Pembonsaian UKM ini terlihat dari sulitnya usaha menengah melompat menjadi usaha besar di Tanah Air. “Usaha mikro ke kecil, pertumbuhannya cepat sekali. Sebab ada banyak macam bantuan yang mereka dapat mulai dari KUR, CSR, hibah, dan sebagainya. Begitu juga dari kecil ke menengah. Tapi herannya dari menengah menjadi usaha besar ini berat banget. Selain masalah pembiayaan, juga marketnya tiba-tiba mentok. Padahal, kalau konglomerasi atau industri besar tidak melakukan monopoli, tercipta ruang besar bagi mereka untuk mendapat pasar yang lebih besar, sehingga dia bisa naik kelas lagi menjadi usaha besar,” jelas Bahlil.
Bahlil mengatakan, hal ini sangat berbeda dengan industri dan usaha besar di Jepang dan negara-negara maju. Industri besar di sana selalu ditopang oleh UKM-UKM yang ikut memasok dan menjadi mata rantai usaha di negera-negara itu. “Tidak usah jauh-jauh, lihat saja perusahaan-perusahaan Jepang di Cikarang sana. Di sekelilingnya langsung tumbuh UKM-UKM bonafid, pemiliknya beda-beda. Mereka kompak menjadi pemasok. Kalau di Indonesia, konglomerasi dan industri dikuasai dari A sampai Z,” ucap Bahlil.
Hal ini pula yang membuat harga yang jatuh ke tangan konsumen di Indonesia tidak rasional. Monopoli ini juga membuat daya saing usaha di Indonesia menurun atau bahkan sulit meningkat dan membuat biaya ekonomi meningkat pula. “Suplaiernya dia-dia juga, tidak ada persaingan untuk dia bisa dapat bahan baku yang lebih bagus. Sementara, di pasar dia tentukan harga, sebab dia lakukan kartel dengan pesaing,” ujar Bahlil.

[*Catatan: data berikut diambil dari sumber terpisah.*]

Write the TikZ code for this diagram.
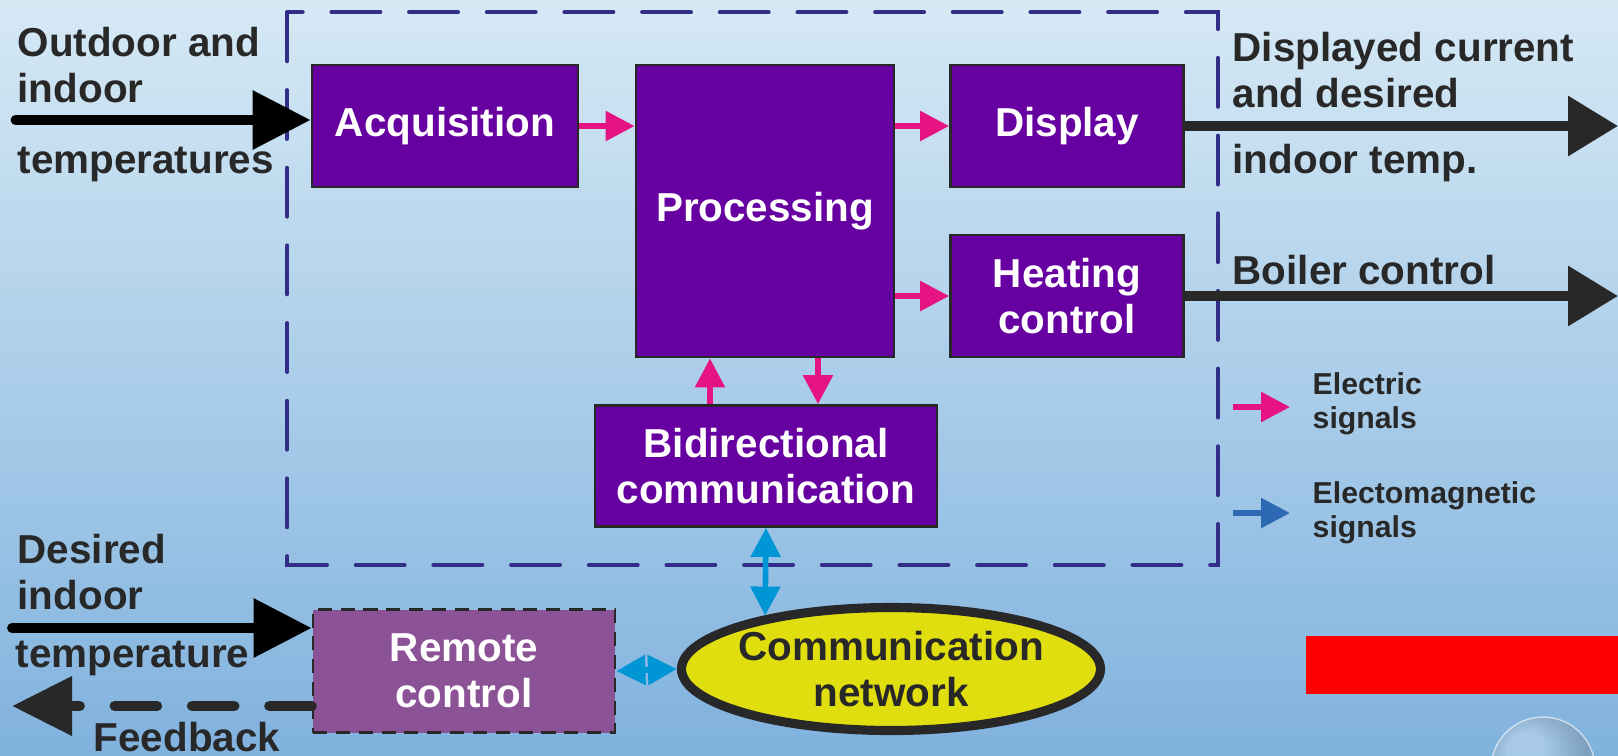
\documentclass[tikz,border=0pt]{standalone}
\usepackage{fontspec}
\setmainfont{Liberation Sans}
\usetikzlibrary{arrows.meta,shapes.geometric}

\definecolor{bgtop}{RGB}{214,233,245}
\definecolor{bgbot}{RGB}{128,178,222}
\definecolor{boxpurple}{RGB}{102,0,160}
\definecolor{framedash}{RGB}{50,45,135}
\definecolor{sigpink}{RGB}{230,20,130}
\definecolor{sigblue}{RGB}{0,150,214}
\definecolor{legblue}{RGB}{45,105,180}
\definecolor{inkdark}{RGB}{40,40,40}
\definecolor{remotefill}{RGB}{140,82,150}
\definecolor{netyellow}{RGB}{225,222,16}

\begin{document}
\begin{tikzpicture}[
  font=\fontsize{11.5}{13}\selectfont\bfseries,
  block/.style={draw=inkdark, line width=0.8pt, fill=boxpurple, text=white, align=center, inner sep=0pt},
  lbl/.style={text=inkdark, align=left, inner sep=0pt, anchor=base west},
  legtext/.style={lbl, font=\fontsize{8.6}{9.6}\selectfont\bfseries},
  elarrow/.style={sigpink, line width=1.6pt, -{Triangle[length=0.29cm,width=0.29cm]}},
  emarrow/.style={sigblue, line width=1.6pt, {Triangle[length=0.29cm,width=0.29cm]}-{Triangle[length=0.29cm,width=0.29cm]}},
  bigarrow/.style={line width=2.8pt, -{Triangle[length=0.58cm,width=0.57cm]}},
]
\useasboundingbox (0,0) rectangle (16.18,-7.55);
\shade[top color=bgtop, bottom color=bgbot] (0,0) rectangle (16.18,-7.55);
\shade[ball color=white, opacity=0.3] (15.43,-7.69) circle (0.52);
\draw[white, opacity=0.6] (15.43,-7.69) circle (0.52);
\fill[red] (13.06,-6.36) rectangle (16.18,-6.94);

\draw[framedash, line width=1.15pt, line cap=round, dash pattern=on 13.9pt off 8.2pt] (2.87,-0.124) rectangle (12.18,-5.65);

\node[block, minimum width=2.66cm, minimum height=1.22cm] (acq) at (4.45,-1.26) {Acquisition};
\node[block, minimum width=2.58cm, minimum height=2.92cm] (proc) at (7.65,-2.11) {Processing};
\node[block, minimum width=2.33cm, minimum height=1.22cm] (disp) at (10.67,-1.26) {Display};
\node[block, minimum width=2.33cm, minimum height=1.22cm] (heat) at (10.67,-2.96) {Heating\\control};
\node[block, minimum width=3.42cm, minimum height=1.21cm] (bidir) at (7.66,-4.66) {Bidirectional\\communication};
\node[block, fill=remotefill, dash pattern=on 4pt off 2.5pt, minimum width=3.02cm, minimum height=1.23cm] (remote) at (4.64,-6.71) {Remote\\control};
\node[ellipse, draw=inkdark, line width=2.6pt, fill=netyellow, text=inkdark, align=center, inner sep=0pt, inner xsep=-0.06cm, minimum width=4.19cm, minimum height=1.23cm] (net) at (8.91,-6.69) {Communication\\network};

\coordinate (tin) at (0.155,-1.20);
\draw[bigarrow, black, line cap=round] (tin) -- (tin -| acq.west);
\coordinate (tdisp) at (16.18,-1.26);
\draw[bigarrow, inkdark, -{Triangle[length=0.5cm,width=0.58cm]}] (disp.east) -- (tdisp);
\coordinate (theat) at (16.18,-2.96);
\draw[bigarrow, inkdark, -{Triangle[length=0.5cm,width=0.58cm]}] (heat.east) -- (theat);
\coordinate (tdes) at (0.12,-6.28);
\draw[bigarrow, black, line cap=round] (tdes) -- (tdes -| remote.west);
\coordinate (tfb) at (0.12,-7.06);
\draw[bigarrow, inkdark, line width=3pt, line cap=round, dash pattern=on 12pt off 10pt, -{Triangle[length=0.6cm,width=0.57cm]}] (remote.west |- tfb) -- (tfb);

\draw[elarrow] (acq.east) -- (acq.east -| proc.west);
\draw[elarrow] (disp.west -| proc.east) -- (disp.west);
\draw[elarrow] (heat.west -| proc.east) -- (heat.west);
\draw[elarrow] ([xshift=-0.56cm]bidir.north) -- ([xshift=-0.56cm]bidir.north |- proc.south);
\draw[elarrow] ([xshift=0.52cm]bidir.north |- proc.south) -- ([xshift=0.52cm]bidir.north);
\draw[emarrow] (bidir.south) -- (net.157);
\draw[emarrow] (remote.east) -- (net.west);

\node[lbl] (outin) at (0.17,-1.02) {Outdoor and\\indoor};
\node[lbl] (outtemp) at (0.17,-1.73) {temperatures};
\node[lbl] (dispcur) at (12.32,-1.07) {Displayed current\\and desired};
\node[lbl] (disptemp) at (12.32,-1.73) {indoor temp.};
\node[lbl] (boiler) at (12.32,-2.84) {Boiler control};
\node[lbl] (desin) at (0.17,-6.09) {Desired\\indoor};
\node[lbl] (destemp) at (0.15,-6.67) {temperature};
\node[lbl] (fb) at (0.93,-7.51) {Feedback};

\coordinate (elfrom) at (12.33,-4.07);
\coordinate (elto) at (12.90,-4.07);
\draw[elarrow] (elfrom) -- (elto);
\coordinate (emfrom) at (12.33,-5.13);
\coordinate (emto) at (12.90,-5.13);
\draw[elarrow, legblue] (emfrom) -- (emto);
\node[legtext] (elec) at (13.12,-4.28) {Electric\\signals};
\node[legtext] (emag) at (13.12,-5.37) {Electomagnetic\\signals};
\end{tikzpicture}
\end{document}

Sebab itu, Hipmi mendukung penuh penguatan KPPU. “Investasi memang harus jalan, tapi praktik usaha yang sehat serta pemberdayaan UKM juga harus jalan,” tutup Bahlil.

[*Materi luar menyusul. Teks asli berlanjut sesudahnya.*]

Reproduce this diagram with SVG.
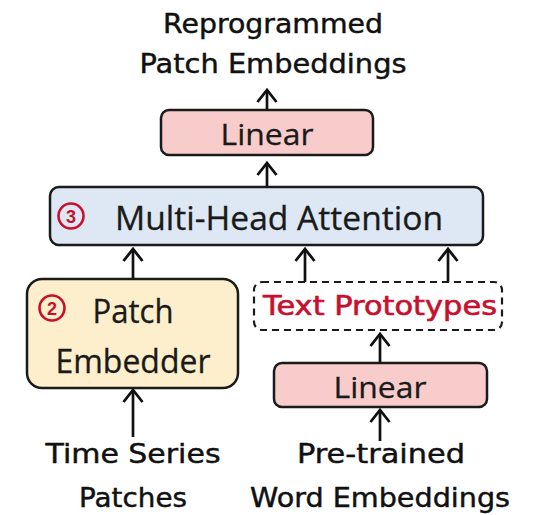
<svg xmlns="http://www.w3.org/2000/svg" width="534" height="515" viewBox="0 0 534 515">
  <defs>
    <style>
      .box { stroke: #1a1a1a; stroke-width: 2.5; }
      .pink { fill: #f8cccb; }
      .blue { fill: #dde8f4; }
      .yellow { fill: #fdefcb; }
      .dash { fill: #ffffff; stroke: #1a1a1a; stroke-width: 2.2; stroke-dasharray: 7 5; }
      .lbl { font-family: "Open Sans", "Liberation Sans", sans-serif; fill: #1a1a1a; stroke: #1a1a1a; stroke-width: 0.3; text-anchor: middle; }
      .hand { font-family: "DejaVu Sans", "Liberation Sans", sans-serif; fill: #111111; stroke: #111111; stroke-width: 0.45; text-anchor: middle; font-size: 26px; }
      .red { fill: #c8102e; stroke: #c8102e; stroke-width: 0.6; }
      .num { fill: none; stroke: #c8102e; stroke-width: 2.6; }
      .numtxt { font-family: "Liberation Sans", sans-serif; font-weight: bold; font-size: 18px; fill: #c8102e; text-anchor: middle; }
      .conn { stroke: #111111; stroke-width: 2.7; fill: none; }
    </style>
    <marker id="head" viewBox="0 0 16 22" refX="14" refY="11" markerWidth="16" markerHeight="22" markerUnits="userSpaceOnUse" orient="auto">
      <path d="M2,1.5 L14,11 L2,20.5" fill="none" stroke="#111111" stroke-width="2.8" stroke-linejoin="miter"/>
    </marker>
  </defs>

  <rect width="534" height="515" fill="#ffffff"/>

  <!-- connectors -->
  <g id="connectors">
    <line class="conn" x1="267" y1="110" x2="267" y2="90" marker-end="url(#head)"/>
    <line class="conn" x1="267" y1="187" x2="267" y2="163" marker-end="url(#head)"/>
    <line class="conn" x1="133" y1="279" x2="133" y2="249" marker-end="url(#head)"/>
    <line class="conn" x1="305" y1="282" x2="305" y2="249" marker-end="url(#head)"/>
    <line class="conn" x1="448" y1="282" x2="448" y2="249" marker-end="url(#head)"/>
    <line class="conn" x1="380" y1="363" x2="380" y2="334" marker-end="url(#head)"/>
    <line class="conn" x1="133" y1="437" x2="133" y2="390" marker-end="url(#head)"/>
    <line class="conn" x1="380" y1="441" x2="380" y2="410" marker-end="url(#head)"/>
  </g>

  <!-- output label -->
  <g id="output">
    <text class="hand" x="273" y="33" textLength="220" lengthAdjust="spacingAndGlyphs">Reprogrammed</text>
    <text class="hand" x="273" y="73" textLength="267" lengthAdjust="spacingAndGlyphs">Patch Embeddings</text>
  </g>

  <g id="linear-out">
    <rect class="box pink" x="161" y="110" width="212" height="45" rx="8"/>
    <text class="lbl" x="267" y="145" font-size="30" textLength="93" lengthAdjust="spacingAndGlyphs">Linear</text>
  </g>

  <g id="attention">
    <rect class="box blue" x="50" y="187" width="433" height="58" rx="9"/>
    <circle class="num" cx="71" cy="216" r="12.5"/>
    <text class="numtxt" x="71" y="222.5">3</text>
    <text class="lbl" x="279" y="230" font-size="32" textLength="328" lengthAdjust="spacingAndGlyphs">Multi-Head Attention</text>
  </g>

  <g id="patch-embedder">
    <rect class="box yellow" x="27" y="279" width="211" height="109" rx="15"/>
    <circle class="num" cx="52" cy="308" r="12.5"/>
    <text class="numtxt" x="52" y="314.5">2</text>
    <text class="lbl" x="133" y="323" font-size="32" textLength="81" lengthAdjust="spacingAndGlyphs">Patch</text>
    <text class="lbl" x="133" y="373" font-size="32" textLength="155" lengthAdjust="spacingAndGlyphs">Embedder</text>
  </g>

  <g id="text-prototypes">
    <rect class="dash" x="254" y="282" width="248" height="48" rx="8"/>
    <text class="hand red" x="380" y="315" textLength="234" lengthAdjust="spacingAndGlyphs">Text Prototypes</text>
  </g>

  <g id="linear-in">
    <rect class="box pink" x="274" y="363" width="213" height="44" rx="8"/>
    <text class="lbl" x="380" y="398" font-size="30" textLength="93" lengthAdjust="spacingAndGlyphs">Linear</text>
  </g>

  <g id="time-series">
    <text class="hand" x="133" y="463" textLength="175" lengthAdjust="spacingAndGlyphs">Time Series</text>
    <text class="hand" x="133" y="507" textLength="108" lengthAdjust="spacingAndGlyphs">Patches</text>
  </g>

  <g id="word-embeddings">
    <text class="hand" x="381" y="463" textLength="168" lengthAdjust="spacingAndGlyphs">Pre-trained</text>
    <text class="hand" x="380" y="507" textLength="260" lengthAdjust="spacingAndGlyphs">Word Embeddings</text>
  </g>
</svg>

Sebagaimana diketahui DPR tengah menggodok kemungkinan melakukan revisi terhadap UU Persaingan Usaha. Bahkan DPR telah membentuk Panitia Kerja Harmonisasi RUU Larangan Praktik Monopoli dan Persaingan Usaha Tidak Sehat. Beberapa poin perubahan dalam UU tersebut yakni KPPU dapat melakukan penggeledahan dan penyitaan, Keputusan KPPU bersifat final dan mengikat, formula denda menjadi 30% dari penjualan, kewenangan KPPU untuk menindak pelaku usaha di luar negeri, dan perubahan rezim nofikasi merger dan akuisisi.